Changelog

[0.1.1-beta.1] — 2026-04-28

Per-section maxTokens — each section now has a hard cap on completion length (e.g., languages: 150, work: 900). Eliminates the "infinite continuation after valid JSON" corruption pattern observed with DeepSeek and Ollama.
temperature: 0 — all extraction calls now use deterministic generation. Extraction is a retrieval task, not a creative one. Reduces output variability across runs on providers that respect this parameter (OpenAI, Anthropic, DeepSeek).
OCR text cleaning — a pre-processing step strips Tesseract artefacts before the text reaches the LLM. Eliminates corrupted field values like "fluency": "|" or "level": "████░░" caused by visual progress bars and table borders in scanned CVs.
Per-section retry with self-correction — each section now retries independently on failure (up to maxRetries times) with the Zod validation error fed back to the model.
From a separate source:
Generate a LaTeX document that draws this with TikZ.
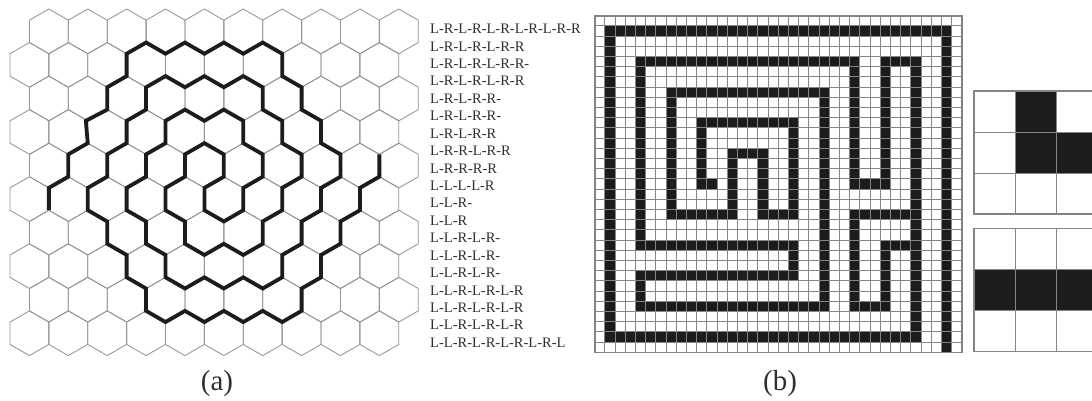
\documentclass[tikz,border=0pt]{standalone}
\usepackage{fontspec}
\setmainfont{Liberation Serif}
\definecolor{hexgrey}{HTML}{959595}
\definecolor{cellgrey}{HTML}{858585}
\definecolor{ink}{HTML}{1C1C1A}
\definecolor{labelink}{HTML}{303030}
\tikzset{
  hexcell/.style={draw=hexgrey,line width=0.85pt,line join=round},
  spiral/.style={draw=ink,line width=3.8pt,line join=miter},
  mazegrid/.style={draw=cellgrey,line width=1pt},
  mazeborder/.style={draw=cellgrey,line width=1.6pt},
  cellfill/.style={fill=ink,draw=none},
  codelabel/.style={anchor=base west,inner sep=0pt,text=labelink,font=\fontsize{14.5}{17}\selectfont},
  caption/.style={inner sep=0pt,text=labelink,font=\fontsize{29}{32}\selectfont}
}
\begin{document}
\begin{tikzpicture}[x=1pt,y=-1pt]
\useasboundingbox (0,0) rectangle (1092,400);
\clip (0,0) rectangle (1092,400);
\fill[white] (0,0) rectangle (1092,400);
% ---------- (a) hexagons
\begin{scope}[shift={(10,9)},x=19.44pt,y=-11.18pt]
  \foreach \r in {0,...,9}{
    \pgfmathtruncatemacro{\off}{mod(\r+1,2)}
    \pgfmathtruncatemacro{\t}{3*\r}
    \foreach \q in {0,...,9}{
      \pgfmathtruncatemacro{\ci}{1+\off+2*\q}
      \draw[hexcell] (\ci,\t) -- (\ci+1,\t+1) -- (\ci+1,\t+3) -- (\ci,\t+4) -- (\ci-1,\t+3) -- (\ci-1,\t+1) -- cycle;
    }
  }
  \draw[spiral] (2,18) -- (2,16) -- (3,15) -- (3,13) -- (4,12) -- (3.9,10) -- (5,9) -- (5,7) -- (6,6) -- (6,4)
   -- (7,3) -- (8,4) -- (9,3) -- (10,4) -- (11,3) -- (12,4) -- (13,3) -- (14,4) -- (14,6) -- (15,7) -- (15,9)
   -- (16,10) -- (16,12) -- (17,13) -- (17,15) -- (16,16) -- (16,18) -- (15,19) -- (15,21) -- (14,22) -- (14,24)
   -- (13,25) -- (12,24) -- (11,25) -- (10,24) -- (9,25) -- (8,24) -- (8,22) -- (7,21) -- (7,19) -- (6,18) -- (6,16)
   -- (7,15) -- (7,13) -- (8,12) -- (8,10) -- (9,9) -- (10,10) -- (11,9) -- (12,10) -- (12,12) -- (13,13) -- (13,15)
   -- (12,16) -- (12,18) -- (11,19) -- (10,18) -- (10,16) -- (11,15) -- (11,13) -- (10,12) -- (9,13) -- (9,15) -- (8,16)
   -- (8,18) -- (9,19) -- (9,21) -- (10,22) -- (11,21) -- (12,22) -- (13,21) -- (13,19) -- (14,18) -- (14,16) -- (15,15)
   -- (15,13) -- (14,12) -- (14,10) -- (13,9) -- (13,7) -- (12,6) -- (11,7) -- (10,6) -- (9,7) -- (8,6) -- (7,7) -- (7,9)
   -- (6,10) -- (6,12) -- (5,13) -- (5,15) -- (4,16) -- (4,18) -- (5,19) -- (5,21) -- (6,22) -- (6,24) -- (7,25) -- (7,27)
   -- (8,28) -- (9,27) -- (10,28) -- (11,27) -- (12,28) -- (13,27) -- (14,28) -- (15,27) -- (15,25) -- (16,24) -- (16,22)
   -- (17,21) -- (17,19) -- (18,18) -- (18,16) -- (19,15) -- (19,13);
\end{scope}
% ---------- codes
\foreach \txt [count=\k from 0] in {
  L-R-L-R-L-R-L-R-L-R-R, L-R-L-R-L-R-R, L-R-L-R-L-R-R-, L-R-L-R-L-R-R, L-R-L-R-R-, L-R-L-R-R-, L-R-L-R-R,
  L-R-R-L-R-R, L-R-R-R-R, L-L-L-L-R, L-L-R-, L-L-R, L-L-R-L-R-, L-L-R-L-R-, L-L-R-L-R-,
  L-L-R-L-R-L-R, L-L-R-L-R-L-R, L-L-R-L-R-L-R, L-L-R-L-R-L-R-L-R-L}{
  \node[codelabel] (code\k) at (430,33.6+17.43*\k) {\txt};
}
% ---------- (b) maze
\begin{scope}[shift={(594.7,15.7)},x=10.2pt,y=-10.2pt]
  \foreach \a/\b/\c/\d in {
    1/1/35/2, 34/1/35/33, 1/1/2/32, 1/31/32/32, 31/4/32/32, 28/4/32/5, 28/4/29/17, 25/16/29/17, 25/4/26/17,
    4/4/26/5, 4/4/5/23, 4/22/20/23, 19/22/20/26, 4/25/20/26, 4/25/5/29, 4/28/23/29, 22/7/23/29, 7/7/23/8,
    7/7/8/20, 7/19/14/20, 13/13/14/20, 13/13/17/14, 16/13/17/20, 16/19/20/20, 19/10/20/20, 10/10/20/11,
    10/10/11/17, 10/16/12/17, 25/19/32/20, 25/19/26/29, 25/28/29/29, 28/22/29/29, 28/22/32/23}{
    \fill[cellfill] (\a,\b) rectangle (\c,\d);
  }
  \foreach \i in {1,...,35}{\draw[mazegrid] (\i,0) -- (\i,33);}
  \foreach \j in {1,...,32}{\draw[mazegrid] (0,\j) -- (36,\j);}
  \draw[mazeborder] (0,0) rectangle (36,33);
\end{scope}
% ---------- (b) detail panels
\begin{scope}[shift={(974,91)},x=41pt,y=-41pt]
  \fill[cellfill] (1,0) rectangle (2,2);
  \fill[cellfill] (2,1) rectangle (3,2);
  \foreach \i in {1,2}{\draw[mazegrid] (\i,0) -- (\i,3); \draw[mazegrid] (0,\i) -- (3,\i);}
  \draw[mazeborder] (0,0) rectangle (3,3);
\end{scope}
\begin{scope}[shift={(974,228.5)},x=41pt,y=-41pt]
  \fill[cellfill] (0,1) rectangle (3,2);
  \foreach \i in {1,2}{\draw[mazegrid] (\i,0) -- (\i,3); \draw[mazegrid] (0,\i) -- (3,\i);}
  \draw[mazeborder] (0,0) rectangle (3,3);
\end{scope}
\node[caption] (capa) at (217,384) {(a)};
\node[caption] (capb) at (780,384) {(b)};
\end{tikzpicture}
\end{document}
Previously, a failed section returned null silently with no recovery attempt.
Post-extraction deduplication — array fields (work, education, skills, languages, projects, awards, certificates) are deduplicated by composite key after extraction. Prevents duplicate entries caused by repeated patterns in OCR text.
sectionResults in meta — task decomposition mode now exposes per-section observability: which sections succeeded, how many retries were needed, and the error message for any section that failed after all retries.

"fluency": "|" — OCR artefact from visual skill meters now stripped before LLM.
Duplicate array entries from multi-page scanned CVs.
Silent section failures with no diagnostic information.

Initial release.
Spatial PDF extraction with multi-column layout reconstruction (bounding box algorithm).
Automatic OCR fallback for scanned PDFs using Tesseract.js + @napi-rs/canvas.
Model-agnostic LLM adapter built on the Vercel AI SDK (generateObject).
JSON Resume v1 output schema with full Zod validation.
jsonrepair integration for automatic JSON syntax repair.
Parallel task decomposition — 6 concurrent section-level extractions.
Self-correcting retry loop — Zod errors fed back to the LLM for correction.
Support for DeepSeek, OpenAI, Anthropic, Gemini, Ollama, and any Vercel AI SDK provider.